• Goal:
Pictures excluded, return the lines below from the first through the line holding "lbl.set_horizontalalignment('left')".

• Information provided:
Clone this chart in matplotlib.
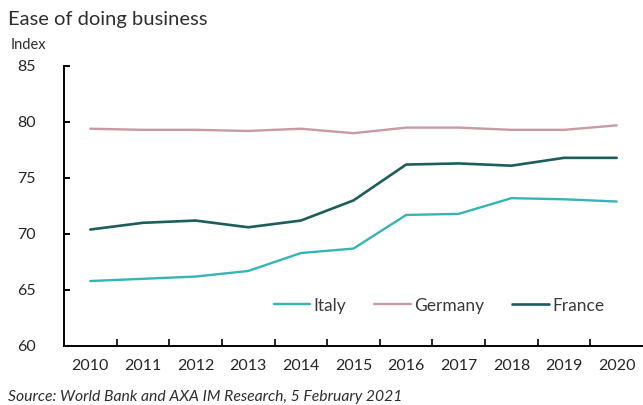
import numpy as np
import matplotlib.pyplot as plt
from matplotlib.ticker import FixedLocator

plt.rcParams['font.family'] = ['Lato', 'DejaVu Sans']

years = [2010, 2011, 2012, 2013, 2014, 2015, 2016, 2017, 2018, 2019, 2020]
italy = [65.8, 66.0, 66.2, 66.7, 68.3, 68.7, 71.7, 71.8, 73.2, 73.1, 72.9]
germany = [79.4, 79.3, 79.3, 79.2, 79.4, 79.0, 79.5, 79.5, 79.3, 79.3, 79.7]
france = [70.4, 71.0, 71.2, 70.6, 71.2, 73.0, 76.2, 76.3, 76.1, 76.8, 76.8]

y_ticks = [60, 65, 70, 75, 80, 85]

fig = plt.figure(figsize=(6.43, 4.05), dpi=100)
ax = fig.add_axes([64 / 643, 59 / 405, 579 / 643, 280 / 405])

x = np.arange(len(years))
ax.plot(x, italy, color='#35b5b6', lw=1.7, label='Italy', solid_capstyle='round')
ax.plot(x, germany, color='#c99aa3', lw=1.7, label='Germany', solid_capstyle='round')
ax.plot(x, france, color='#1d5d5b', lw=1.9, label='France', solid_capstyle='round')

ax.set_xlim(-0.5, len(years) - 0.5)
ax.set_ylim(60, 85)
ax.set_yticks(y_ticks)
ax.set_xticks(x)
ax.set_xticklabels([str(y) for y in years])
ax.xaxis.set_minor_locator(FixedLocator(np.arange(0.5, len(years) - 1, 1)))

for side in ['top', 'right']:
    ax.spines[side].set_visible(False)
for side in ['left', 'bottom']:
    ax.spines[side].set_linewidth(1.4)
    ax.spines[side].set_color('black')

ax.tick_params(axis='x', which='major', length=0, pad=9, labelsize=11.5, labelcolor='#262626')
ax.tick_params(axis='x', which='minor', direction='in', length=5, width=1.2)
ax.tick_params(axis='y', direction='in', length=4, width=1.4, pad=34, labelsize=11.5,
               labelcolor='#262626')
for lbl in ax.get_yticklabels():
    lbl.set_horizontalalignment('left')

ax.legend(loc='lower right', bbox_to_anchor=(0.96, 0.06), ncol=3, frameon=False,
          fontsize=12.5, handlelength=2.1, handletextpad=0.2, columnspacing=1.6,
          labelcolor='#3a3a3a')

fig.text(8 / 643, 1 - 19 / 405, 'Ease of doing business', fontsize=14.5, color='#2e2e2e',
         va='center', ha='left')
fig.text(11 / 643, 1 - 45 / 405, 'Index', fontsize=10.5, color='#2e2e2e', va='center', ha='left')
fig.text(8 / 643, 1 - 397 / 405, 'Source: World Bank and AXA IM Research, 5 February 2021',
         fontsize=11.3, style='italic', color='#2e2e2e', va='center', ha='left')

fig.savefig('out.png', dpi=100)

• Response:
Clone this chart in matplotlib.
import numpy as np
import matplotlib.pyplot as plt
from matplotlib.ticker import FixedLocator

plt.rcParams['font.family'] = ['Lato', 'DejaVu Sans']

years = [2010, 2011, 2012, 2013, 2014, 2015, 2016, 2017, 2018, 2019, 2020]
italy = [65.8, 66.0, 66.2, 66.7, 68.3, 68.7, 71.7, 71.8, 73.2, 73.1, 72.9]
germany = [79.4, 79.3, 79.3, 79.2, 79.4, 79.0, 79.5, 79.5, 79.3, 79.3, 79.7]
france = [70.4, 71.0, 71.2, 70.6, 71.2, 73.0, 76.2, 76.3, 76.1, 76.8, 76.8]

y_ticks = [60, 65, 70, 75, 80, 85]

fig = plt.figure(figsize=(6.43, 4.05), dpi=100)
ax = fig.add_axes([64 / 643, 59 / 405, 579 / 643, 280 / 405])

x = np.arange(len(years))
ax.plot(x, italy, color='#35b5b6', lw=1.7, label='Italy', solid_capstyle='round')
ax.plot(x, germany, color='#c99aa3', lw=1.7, label='Germany', solid_capstyle='round')
ax.plot(x, france, color='#1d5d5b', lw=1.9, label='France', solid_capstyle='round')

ax.set_xlim(-0.5, len(years) - 0.5)
ax.set_ylim(60, 85)
ax.set_yticks(y_ticks)
ax.set_xticks(x)
ax.set_xticklabels([str(y) for y in years])
ax.xaxis.set_minor_locator(FixedLocator(np.arange(0.5, len(years) - 1, 1)))

for side in ['top', 'right']:
    ax.spines[side].set_visible(False)
for side in ['left', 'bottom']:
    ax.spines[side].set_linewidth(1.4)
    ax.spines[side].set_color('black')

ax.tick_params(axis='x', which='major', length=0, pad=9, labelsize=11.5, labelcolor='#262626')
ax.tick_params(axis='x', which='minor', direction='in', length=5, width=1.2)
ax.tick_params(axis='y', direction='in', length=4, width=1.4, pad=34, labelsize=11.5,
               labelcolor='#262626')
for lbl in ax.get_yticklabels():
    lbl.set_horizontalalignment('left')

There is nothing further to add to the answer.